ガッテン!ガッテン!ガッテン!(何回押してもガッテンは一回!)

大体においては、インサート処理、アップデート処理、
また、WHERE 句の 値 だけが入れ替わる SELECT 、 DELETE 文などでも効果的であります。

つまりあるグラス(コップ)があって、そのグラスは変わらないんだけど、
中身が、ワインだったり、オレンジジュースだったり、コーラだったり、
お味噌汁だったり(味噌汁はグラスには入れねェだろ!)するけど、
そのつど、グラスを新しいものをもってきて、その新しいグラスに入れるということはしないのであります。

うわ、でも味噌汁入れた後にカルピスを入れるのだけは勘弁だなぁ・・・
(だから、味噌汁はグラスには入れねェだろ!っていうか、まだ例え話してたんかい!)

まぁそんな感じ。

ガッテンしてくれたでしょうか?( by NHK ためしてガッテン )

( いや、ガッテンはもういいんだって。
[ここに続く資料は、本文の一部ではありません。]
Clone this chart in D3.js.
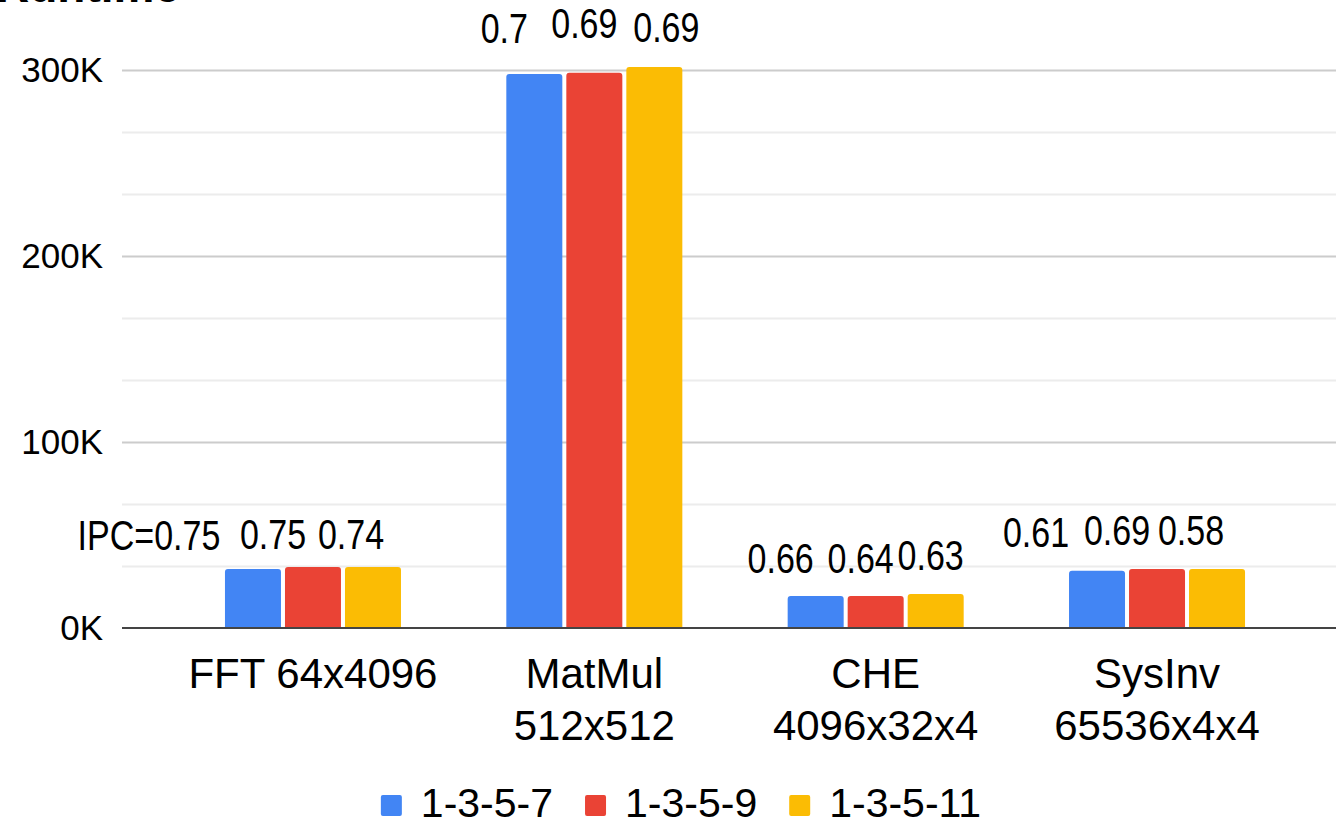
<!DOCTYPE html>
<html>
<head>
<meta charset="utf-8">
<script src="https://cdn.jsdelivr.net/npm/d3@7"></script>
<style>
  html, body { margin: 0; padding: 0; background: #fff; overflow: hidden; }
  svg { display: block; font-family: "Liberation Sans", Arial, sans-serif; }
</style>
</head>
<body>
<svg id="chart" width="1336" height="824"></svg>
<script>
// Benchmarks (two-line labels where the name wraps)
const categories = ["FFT 64x4096", "MatMul 512x512", "CHE 4096x32x4", "SysInv 65536x4x4"];
const categoryLines = [["FFT 64x4096"], ["MatMul", "512x512"], ["CHE", "4096x32x4"], ["SysInv", "65536x4x4"]];
const seriesNames = ["1-3-5-7", "1-3-5-9", "1-3-5-11"];
const seriesColors = ["#4285F4", "#EA4335", "#FBBC04"];

// Runtime per configuration
const runtime1357 = [31700, 297800, 17200, 30800];
const runtime1359 = [32800, 298500, 17200, 31700];
const runtime13511 = [32800, 301600, 18300, 31700];

// IPC per configuration
const ipc1357 = [0.75, 0.70, 0.66, 0.61];
const ipc1359 = [0.75, 0.69, 0.64, 0.69];
const ipc13511 = [0.74, 0.69, 0.63, 0.58];

const yTickValues = [0, 100000, 200000, 300000];
const yTickLabels = ["0K", "100K", "200K", "300K"];

// Label placement relative to each bar: [dx from bar centre, gap above bar top]
const ipcLabelOffsets = [
  [[-104, 19], [-40, 18], [-22, 18]],
  [[-30, 31], [-10, 35], [12, 25]],
  [[-35, 23], [-15, 23], [-5, 24]],
  [[-61, 24], [-40, 24], [-26, 24]]
];

const runtimes = [runtime1357, runtime1359, runtime13511];
const ipcs = [ipc1357, ipc1359, ipc13511];

const svg = d3.select("#chart");

const plot = { left: 122, right: 1336, top: 70, bottom: 628 };

const y = d3.scaleLinear().domain([0, 300000]).range([628, 70]);

const x0 = d3.scaleBand()
  .domain(categories)
  .range([172.3, 1297.7])
  .paddingInner(0.3744)
  .paddingOuter(0.1872);

const x1 = d3.scaleBand()
  .domain(seriesNames)
  .range([0, x0.bandwidth()])
  .paddingInner(0.0667);

// Minor gridlines every third of a major step
const minorTicks = d3.range(0, 300000, 100000 / 3).filter((v, i) => i % 3 !== 0);
svg.append("g")
  .selectAll("line")
  .data(minorTicks)
  .join("line")
  .attr("x1", plot.left).attr("x2", plot.right)
  .attr("y1", d => Math.round(y(d)) + 0.5).attr("y2", d => Math.round(y(d)) + 0.5)
  .attr("stroke", "#ececec").attr("stroke-width", 2);

// Major gridlines and tick labels via the axis
const yAxis = d3.axisLeft(y)
  .tickValues(yTickValues)
  .tickFormat((d, i) => yTickLabels[i])
  .tickSize(-(plot.right - plot.left))
  .tickPadding(19);

const gy = svg.append("g")
  .attr("transform", `translate(${plot.left},0)`)
  .call(yAxis);
gy.select(".domain").remove();
gy.selectAll(".tick line")
  .attr("stroke", d => d === 0 ? "none" : "#cccccc")
  .attr("stroke-width", 2);
gy.selectAll(".tick text")
  .attr("fill", "#000")
  .attr("font-size", 35)
  .attr("font-family", "'Liberation Sans', Arial, sans-serif");

// Bars with rounded top corners
function barPath(xp, yTop, w, yBase, r) {
  r = Math.min(r, w / 2, (yBase - yTop));
  return `M${xp},${yBase}V${yTop + r}Q${xp},${yTop} ${xp + r},${yTop}` +
    `H${xp + w - r}Q${xp + w},${yTop} ${xp + w},${yTop + r}V${yBase}Z`;
}

const barData = [];
categories.forEach((c, ci) => {
  seriesNames.forEach((s, si) => {
    barData.push({ cat: c, ci, series: s, si, value: runtimes[si][ci], ipc: ipcs[si][ci] });
  });
});

svg.append("g")
  .selectAll("path")
  .data(barData)
  .join("path")
  .attr("d", d => barPath(x0(d.cat) + x1(d.series), y(d.value), x1.bandwidth(), y(0), 3))
  .attr("fill", d => seriesColors[d.si]);

// Baseline
svg.append("line")
  .attr("x1", plot.left).attr("x2", plot.right)
  .attr("y1", y(0)).attr("y2", y(0))
  .attr("stroke", "#444").attr("stroke-width", 2);

// IPC annotations
svg.append("g")
  .selectAll("text")
  .data(barData)
  .join("text")
  .attr("transform", d => {
    const off = ipcLabelOffsets[d.ci][d.si];
    const cx = x0(d.cat) + x1(d.series) + x1.bandwidth() / 2 + off[0];
    const cy = y(d.value) - off[1];
    return `translate(${cx},${cy}) scale(0.81,1)`;
  })
  .attr("text-anchor", "middle")
  .attr("font-size", 42)
  .attr("fill", "#000")
  .text(d => (d.ci === 0 && d.si === 0 ? "IPC=" : "") + d3.format("")(d.ipc));

// Category labels
const catG = svg.append("g")
  .selectAll("text")
  .data(categories)
  .join("text")
  .attr("text-anchor", "middle")
  .attr("font-size", 42)
  .attr("fill", "#000")
  .attr("x", d => x0(d) + x0.bandwidth() / 2)
  .attr("y", 688);
catG.selectAll("tspan")
  .data((d, i) => categoryLines[i])
  .join("tspan")
  .attr("x", function () { return d3.select(this.parentNode).attr("x"); })
  .attr("dy", (d, i) => i === 0 ? 0 : 52)
  .text(d => d);

// Title (partly above the frame)
svg.append("text")
  .attr("x", -4).attr("y", 2)
  .attr("font-size", 46)
  .attr("font-weight", "bold")
  .attr("fill", "#000")
  .text("Runtime");

// Legend
const legend = svg.append("g");
const items = legend.selectAll("g")
  .data(seriesNames)
  .join("g");
items.append("rect")
  .attr("width", 21).attr("height", 21)
  .attr("rx", 2)
  .attr("y", 795)
  .attr("fill", (d, i) => seriesColors[i]);
items.append("text")
  .attr("x", 40).attr("y", 817)
  .attr("font-size", 41)
  .attr("fill", "#000")
  .text(d => d);
let cursor = 0;
const positions = [];
items.each(function () {
  const tw = d3.select(this).select("text").node().getComputedTextLength();
  positions.push(cursor);
  cursor += 40 + tw + 32;
});
const totalW = cursor - 32;
const startX = 681 - totalW / 2;
items.attr("transform", (d, i) => `translate(${startX + positions[i]},0)`);
</script>
</body>
</html>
ループ処理かお前は。 )

で、このプリペアード・ステートメントは、
JAVA にもあるし、VB にもあるし、Perl にもあります。
( というより正確にはその言語用のデータベース・ドライバが持っているということですな。 )

ではちこっと書いてみましょう。

まずは普通の SQL 実行部分
( 言語は Perl ね )

これからインサートするデータはCSVファイルに収められていると仮定したプログラム

  while (<FH>) { # ファイルの最後までループするよ〜
    @data = split(/,/, $_); # カンマ区切りの1レコードをバラすよ〜
    # ↓上でバラしたデータを使ってSQLを作るよ〜
    $sql = "insert into TEST_TABLE ( NAME, SEX , AGE ) values( '$data[0]', '$data[1]', '$data[2]') ";
    eval{
      $sth = $dbh->prepare( $sql );
      $rv = $sth->execute;
    };
    if( $@ ){ # SQL を実行したらエラーが発生しちゃったよ〜
      # なんらかのエラー処理をするよ〜
    }
  }


さて、ここでのミソはループの中で $sql という文字列変数を使って、
SQL を毎回作っちゃってる点であります。

より具体的にいうと、
毎回 「 $sth = $dbh->prepare( $sql ); 」を実行している点がミソなのです。
これがバカイヤン!なのであります。

で、これをループの外に出しちゃうわけです。

プログラムはこうなります。

  # 先にあらかじめ SQL を準備させるよ〜
  # その際、? ( ハテナ、クエスチョンマーク ) のところに値が入るからね〜
  $sth = $dbh->prepare( "insert into TEST_TABLE ( NAME, SEX , AGE ) values( ?, ?, ?) " );

  while (<FH>) { # ファイルの最後までループするよ〜
    @data = split(/,/, $_); # カンマ区切りの1レコードをバラすよ〜
    # 上でバラしたデータだけ(しかも配列を直接)渡して実行しちゃうよ〜
    eval{
      $rv = $sth->execute(@data);
    };
    if( $@ ){ # SQL を実行したらエラーが発生しちゃったよ〜
      # なんらかのエラー処理をするよ〜
    }
  }


どうでしょう。
ループの中はかなりスッキリカンコンミカコンコンしたと思います。

( ミカコンコンというのは酔っ払った私の父親が長女を呼ぶときのセリフで、
姉はこれがたいそうキライだったそうです。 ってどうでもいいぜそんな話は! )

JAVA とか VB もたいていこれに準じていて、
大体、変動する値のところの表現に ? を使います。

さて、その効果たるや、
データ件数、処理内容、マシンスペックにもよりますが、
結構劇的な効果が得られますので、パフォーマンス改善の1策として、
頭のどこかに置いておくといいでしょう。

そんなわけで、今回はこれでおしまい。